The French initiative, endorsed by EU Finance Ministers, to set standards is fully appropriate, in particular, the proposal to exclude financial institutions, which do not conform to a series of sound remuneration practices, from bidding for public “mandates”. More than any other measure, exercising this “originator’s prerogative” is likely to entice major financial institutions to heed the recommendations because such mandates are not only highly lucrative, but also reflect on the firm’s prestige to which they are very sensitive.
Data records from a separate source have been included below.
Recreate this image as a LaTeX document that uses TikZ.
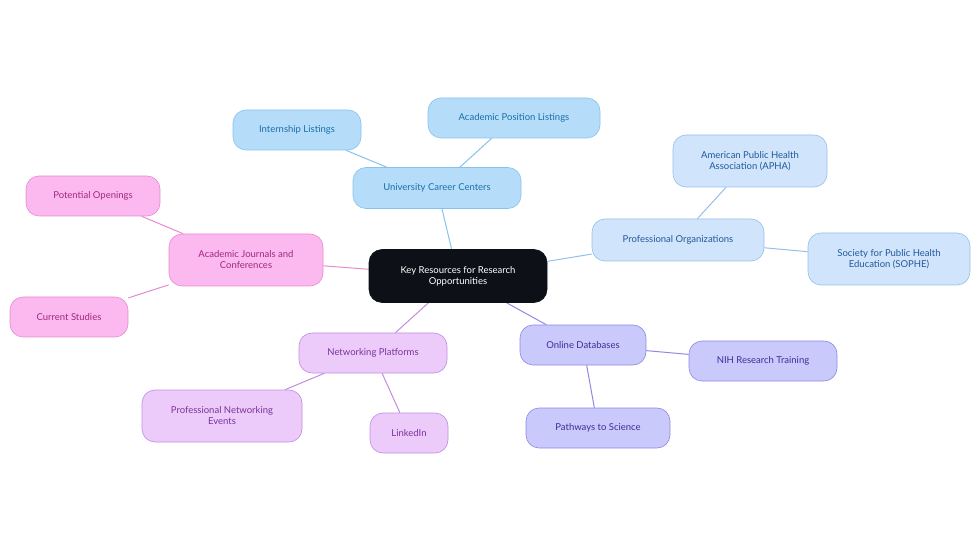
\documentclass[tikz,border=0pt]{standalone}
\usepackage{fontspec}
\setmainfont{Lato}
\usetikzlibrary{backgrounds}
\definecolor{rootc}{HTML}{0D1117}
\definecolor{blueF}{HTML}{B5DDFA}\definecolor{blueD}{HTML}{86C3EC}\definecolor{blueT}{HTML}{1C6FA6}
\definecolor{skyF}{HTML}{D0E5FB}\definecolor{skyD}{HTML}{95BFEA}\definecolor{skyT}{HTML}{22589C}
\definecolor{violF}{HTML}{CAC9FB}\definecolor{violD}{HTML}{8E89E3}\definecolor{violT}{HTML}{3A2F95}
\definecolor{lilaF}{HTML}{ECCBFB}\definecolor{lilaD}{HTML}{C08DE0}\definecolor{lilaT}{HTML}{7A3398}
\definecolor{pinkF}{HTML}{FCB9EF}\definecolor{pinkD}{HTML}{E78ACF}\definecolor{pinkT}{HTML}{A0287F}
\tikzset{
  box/.style={rounded corners=13pt, draw, line width=0.6pt, align=center,
    font=\fontsize{9.5}{11}\selectfont, inner sep=0pt},
  blue/.style={box, fill=blueF, draw=blueD, text=blueT},
  sky/.style={box, fill=skyF, draw=skyD, text=skyT},
  viol/.style={box, fill=violF, draw=violD, text=violT},
  lila/.style={box, fill=lilaF, draw=lilaD, text=lilaT},
  pink/.style={box, fill=pinkF, draw=pinkD, text=pinkT},
  link/.style={line width=1pt}
}
\begin{document}
\begin{tikzpicture}[x=1pt,y=-1pt]
\useasboundingbox (0,0) rectangle (980,553);
\node[box, fill=rootc, draw=rootc, text=white, minimum width=178pt, minimum height=53pt] (root) at (458,276) {Key Resources for Research\\Opportunities};

\node[blue, minimum width=168pt, minimum height=41pt] (career) at (437,188) {University Career Centers};
\node[blue, minimum width=128pt, minimum height=40pt] (intern) at (297,130) {Internship Listings};
\node[blue, minimum width=172pt, minimum height=40pt] (acpos) at (514,118) {Academic Position Listings};

\node[sky, minimum width=172pt, minimum height=42pt] (proforg) at (678,240) {Professional Organizations};
\node[sky, minimum width=154pt, minimum height=52pt] (apha) at (750,161) {American Public Health\\Association (APHA)};
\node[sky, minimum width=162pt, minimum height=52pt] (sophe) at (889,259) {Society for Public Health\\Education (SOPHE)};

\node[viol, minimum width=126pt, minimum height=40pt] (onlinedb) at (583,345) {Online Databases};
\node[viol, minimum width=148pt, minimum height=40pt] (nih) at (763,361) {NIH Research Training};
\node[viol, minimum width=144pt, minimum height=40pt] (pathways) at (598,428) {Pathways to Science};

\node[lila, minimum width=148pt, minimum height=40pt] (netplat) at (373,353) {Networking Platforms};
\node[lila, minimum width=160pt, minimum height=52pt] (netevents) at (222,416) {Professional Networking\\Events};
\node[lila, minimum width=78pt, minimum height=40pt] (linkedin) at (409,433) {LinkedIn};

\node[pink, minimum width=154pt, minimum height=52pt] (journals) at (246,260) {Academic Journals and\\Conferences};
\node[pink, minimum width=134pt, minimum height=40pt] (openings) at (93,196) {Potential Openings};
\node[pink, minimum width=118pt, minimum height=40pt] (studies) at (69,317) {Current Studies};

\begin{pgfonlayer}{background}
\draw[link, blueD] (root) -- (career) (career) -- (intern) (career) -- (acpos);
\draw[link, skyD] (root) -- (proforg) (proforg) -- (apha) (proforg) -- (sophe);
\draw[link, violD] (root) -- (onlinedb) (onlinedb) -- (nih) (onlinedb) -- (pathways);
\draw[link, lilaD] (root) -- (netplat) (netplat) -- (netevents) (netplat) -- (linkedin);
\draw[link, pinkD] (root) -- (journals) (journals) -- (openings) (journals) -- (studies);
\end{pgfonlayer}
\end{tikzpicture}
\end{document}
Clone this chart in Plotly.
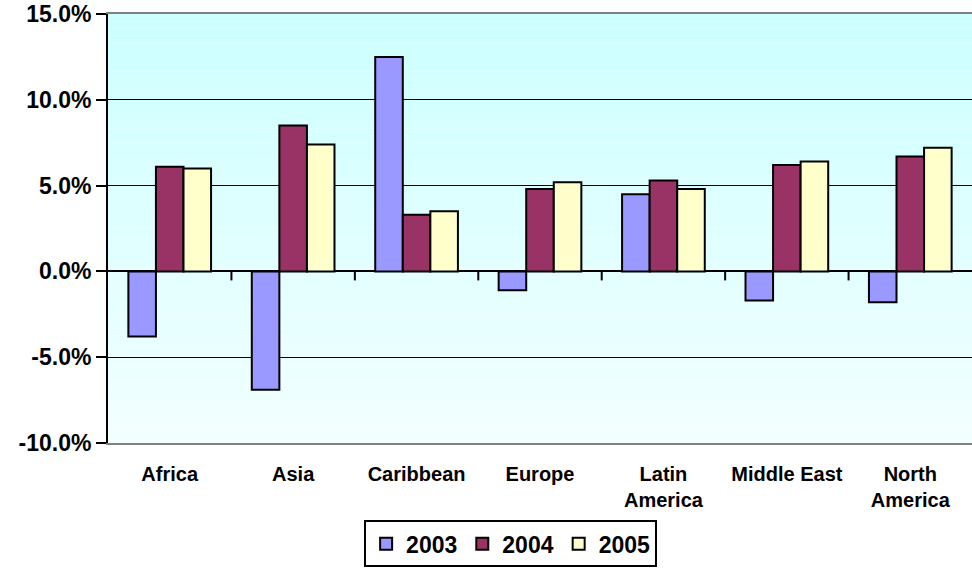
import plotly.graph_objects as go

categories = ["Africa", "Asia", "Caribbean", "Europe", "Latin<br>America", "Middle East", "North<br>America"]
years = ["2003", "2004", "2005"]
v2003 = [-3.8, -6.9, 12.5, -1.1, 4.5, -1.7, -1.8]
v2004 = [6.1, 8.5, 3.3, 4.8, 5.3, 6.2, 6.7]
v2005 = [6.0, 7.4, 3.5, 5.2, 4.8, 6.4, 7.2]
y_tick_vals = [-10, -5, 0, 5, 10, 15]
y_tick_text = ["-10.0%", "-5.0%", "0.0%", "5.0%", "10.0%", "15.0%"]
colors = ["#9999FF", "#993366", "#FFFFCC"]

FONT = "Arial, Liberation Sans, sans-serif"

fig = go.Figure()
for name, vals, col in zip(years, [v2003, v2004, v2005], colors):
    fig.add_trace(go.Bar(
        x=categories, y=vals, name=name,
        marker=dict(color=col, line=dict(color="black", width=2)),
    ))

# gradient background bands (top #CCFFFF -> bottom #F2FFFF)
shapes = []
n = 60
c0 = (204, 255, 255)
c1 = (242, 255, 255)
for i in range(n):
    t = i / (n - 1)
    r = round(c0[0] + (c1[0] - c0[0]) * t)
    g = round(c0[1] + (c1[1] - c0[1]) * t)
    b = round(c0[2] + (c1[2] - c0[2]) * t)
    shapes.append(dict(type="rect", xref="paper", yref="paper",
                       x0=0, x1=1, y0=1 - (i + 1) / n, y1=1 - i / n,
                       fillcolor=f"rgb({r},{g},{b})", line=dict(width=0),
                       layer="below"))
# category separator ticks at zero line
for i in range(len(categories) - 1):
    shapes.append(dict(type="line", xref="x", yref="y", ysizemode="pixel",
                       yanchor=0, x0=i + 0.5, x1=i + 0.5, y0=0, y1=-9,
                       line=dict(color="black", width=2)))

fig.update_layout(
    width=972, height=568,
    margin=dict(l=108, r=0, t=14, b=125, autoexpand=False),
    paper_bgcolor="white",
    plot_bgcolor="rgba(0,0,0,0)",
    barmode="group", bargap=0.33, bargroupgap=0,
    font=dict(family=FONT, color="black", weight="bold"),
    shapes=shapes,
    showlegend=True,
    legend=dict(orientation="h", x=0.466, xanchor="center", y=-0.18, yanchor="top",
                bordercolor="black", borderwidth=2, bgcolor="white",
                font=dict(size=23, family=FONT, weight="bold"),
                traceorder="normal", itemwidth=30, tracegroupgap=0),
)
fig.update_xaxes(
    showline=True, linecolor="#808080", linewidth=2, mirror=True,
    ticks="", tickfont=dict(size=20, family=FONT, weight="bold"),
    ticklabelstandoff=12, showgrid=False,
)
fig.update_yaxes(
    range=[-10, 15], tickmode="array", tickvals=y_tick_vals, ticktext=y_tick_text,
    showline=True, linecolor="black", linewidth=2,
    ticks="outside", ticklen=10, tickwidth=2, tickcolor="black",
    tickfont=dict(size=23, family=FONT, weight="bold"),
    ticklabeloverflow="allow",
    showgrid=True, gridcolor="black", gridwidth=1,
    zeroline=True, zerolinecolor="black", zerolinewidth=2,
)
fig.write_html("out.html")
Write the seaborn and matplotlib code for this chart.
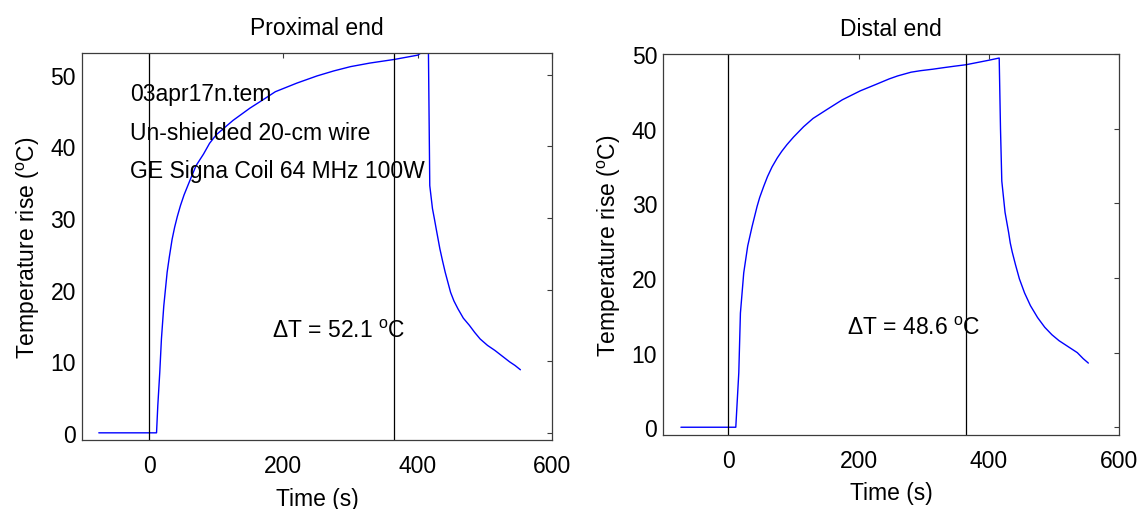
import matplotlib
matplotlib.use("Agg")
import matplotlib.pyplot as plt
import pandas as pd
import seaborn as sns

# Temperature-rise recordings (time in s, rise in deg C)
prox_t = [-75, 11, 12.9, 15.8, 18.3, 21.8, 26.8, 30, 34.2, 38, 42, 46.6, 52, 61.5,
          70, 81, 90, 100, 110, 125, 150, 170, 188, 220, 250, 275, 300, 329, 365,
          400, 408, 416, 418, 422, 425, 427.5, 433, 437, 441, 445, 449, 454, 460,
          468, 477, 485, 493, 504, 515, 526, 537, 545, 553]
prox_T = [0, 0, 3.8, 8.4, 13.1, 17.7, 22.4, 24.5, 27, 28.7, 30.2, 31.7, 33.2, 35.4,
          37.3, 38.9, 40.4, 41.6, 42.4, 43.6, 45.3, 46.5, 47.6, 48.8, 49.8, 50.5,
          51.1, 51.6, 52.1, 52.7, 53.2, 53.2, 34.5, 31.3, 29.8, 28.5, 25.7, 24.0,
          22.4, 21.0, 19.6, 18.4, 17.3, 16.0, 15.0, 14.0, 13.1, 12.2, 11.5, 10.7,
          9.9, 9.4, 8.8]

dist_t = [-73, 11.3, 13.5, 15.9, 18.4, 23.5, 29.6, 36.3, 44, 48, 54.2, 60, 67, 75,
          82, 90, 100, 115.6, 130, 151.4, 175, 202.6, 225, 247, 260, 280.6, 295,
          314, 330, 347, 365, 400, 416, 418, 420, 425, 430.5, 433, 436, 441, 447,
          455, 464, 475, 486, 497, 508, 522, 536, 545, 553]
dist_T = [0, 0, 3.5, 7.3, 15.3, 20.7, 24.3, 26.9, 29.6, 30.8, 32.3, 33.6, 34.9,
          36.1, 37.0, 37.9, 38.9, 40.3, 41.4, 42.6, 43.9, 45.1, 45.9, 46.7, 47.1,
          47.6, 47.8, 48.0, 48.2, 48.4, 48.6, 49.2, 49.5, 40, 33, 28.8, 26.1, 24.7,
          23.5, 21.8, 19.9, 18.0, 16.3, 14.7, 13.4, 12.4, 11.6, 10.8, 10.0, 9.2, 8.6]

# RF on / measurement instants
marker_times = [0, 365]

panel_titles = ["Proximal end", "Distal end"]
delta_labels = ["52.1", "48.6"]
y_tops = [53, 50]
y_ticks = [0, 10, 20, 30, 40, 50]
x_ticks = [0, 200, 400, 600]
info_lines = ["03apr17n.tem", "Un-shielded 20-cm wire", "GE Signa Coil 64 MHz 100W"]

sns.set_theme(style="white")
plt.rcParams["font.family"] = ["Liberation Sans", "DejaVu Sans"]
plt.rcParams["mathtext.fontset"] = "custom"
plt.rcParams["mathtext.rm"] = "Liberation Sans"
plt.rcParams["mathtext.it"] = "Liberation Sans:italic"
plt.rcParams["mathtext.bf"] = "Liberation Sans:bold"
plt.rcParams["text.color"] = "black"
plt.rcParams["axes.labelcolor"] = "black"
plt.rcParams["axes.titlecolor"] = "black"

FS = 16.5
spine_col = "#3c3c3c"

fig = plt.figure(figsize=(11.39, 5.10), dpi=100)
ax_l = fig.add_axes([0.0720, 0.1353, 0.4126, 0.7588])
ax_r = fig.add_axes([0.5824, 0.1457, 0.4000, 0.7459])

series = [(prox_t, prox_T), (dist_t, dist_T)]
delta_pos = [(183, 13.4), (182, 12.5)]

for i, ax in enumerate([ax_l, ax_r]):
    t, T = series[i]
    df = pd.DataFrame({"Time (s)": t, "rise": T})
    sns.lineplot(data=df, x="Time (s)", y="rise", ax=ax, color="#0000ff",
                 lw=1.0, estimator=None, sort=False)
    for mt in marker_times:
        ax.axvline(mt, color="black", lw=0.9)
    ax.set_xlim(-100, 600)
    ax.set_ylim(-1, y_tops[i])
    ax.set_xticks(x_ticks)
    ax.set_yticks(y_ticks)
    ax.tick_params(axis="both", direction="in", top=True, right=True,
                   length=3.5, width=0.8, color=spine_col, labelsize=FS,
                   labelcolor="black")
    ax.tick_params(axis="x", pad=10)
    ax.tick_params(axis="y", pad=4.5)
    for sp in ax.spines.values():
        sp.set_color(spine_col)
        sp.set_linewidth(0.9)
    ax.set_xlabel("Time (s)", fontsize=FS, labelpad=7)
    ax.set_ylabel(r"Temperature rise ($^{\rm o}$C)", fontsize=FS, labelpad=6)
    ax.set_title(panel_titles[i], fontsize=FS, pad=14)
    dx, dy = delta_pos[i]
    ax.text(dx, dy, "\u0394T = " + delta_labels[i] + r" $^{\rm o}$C",
            fontsize=FS, ha="left", va="baseline")

for k, line in enumerate(info_lines):
    ax_l.text(-28, 46.4 - 5.35 * k, line, fontsize=FS, ha="left", va="baseline")

fig.savefig("out.png", dpi=100, facecolor="white")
The temporary acquisition of equity stakes by governments in failing companies foreshadows highly profitable “privatisation” mandates in the wake of exiting the crisis.

 

That being said, public opinion should be aware that:

 

-          Traders are by no means the cause of the financial crisis.

-          Excessive remunerations extend to a much wider constituency encompassing in particular directors and senior management of corporations, the character of which is equally, if not more, shocking. Indeed, in the case of banks, it is the officers who are responsible for setting the pay of employees (including traders) which are then used to “justify” their own outlandish remunerations.

 

Without wishing to minimise the positive impact of reaching an agreement at the G20 meeting on the principles and modalities relating to “traders' bonuses”, it will be of scant practical value and be rapidly considered as discriminatory towards a group victimised as scapegoats if it is not rapidly followed by deep reforms in other aspects of corporate governance.

 

These broader considerations cover a number of distinct areas which need to be tackled in a comprehensive, coherent and coordinated fashion. They include inter alia:

 

-          Reconsideration of the responsibility and competencies of corporate officers. Examination of the questions relating to the number of mandates, conflicts of interest and remuneration.

 

-          For listed companies: an analysis of the embedded conflict of interest that exists at the level of “institutional investors”: is their loyalty to investee companies of to their own shareholders (investors – insurance holders – pensioners, etc.)? What consequences should be drawn?

 

-          Introduction in the EU of the American concept of “registered shares” (listed and freely negotiable) and “unregistered shares” (the negotiability of which is subject to specific rules). This latter category would include on the one hand shares owned by controlling shareholders (insiders - whether acting individually or in concert) which could benefit from enhanced voting rights as compensation for restricted liquidity and on the other hand shares issued in exchange for exercising rights (warrants – stock options – conversion of debentures), the sale of which should be subject to specific disclosure requirements.

 

-          Strengthening the oversight over tax havens by excluding from any form of “official support” (deposit insurance) institutions who would not have voluntarily adhered to an “exchange of information charter” as well as depositors who would have entrusted them with funds. The list of participating institutions would be public, putting the responsibility for ignoring the charter squarely on the shoulders of depositors and reducing considerably the exposure of taxpayers in case of problems.

 

After the excessive (?) media attention given to bonuses, it behoves the G20 and the EU to address forthwith these sensitive questions involving many powerful private and national interests with the same degree of commitment that President Sarkosy demonstrated in tackling traders' compensation. Failing to do so can only suggest that the premises of a future crisis are already firmly anchored within the existing market framework.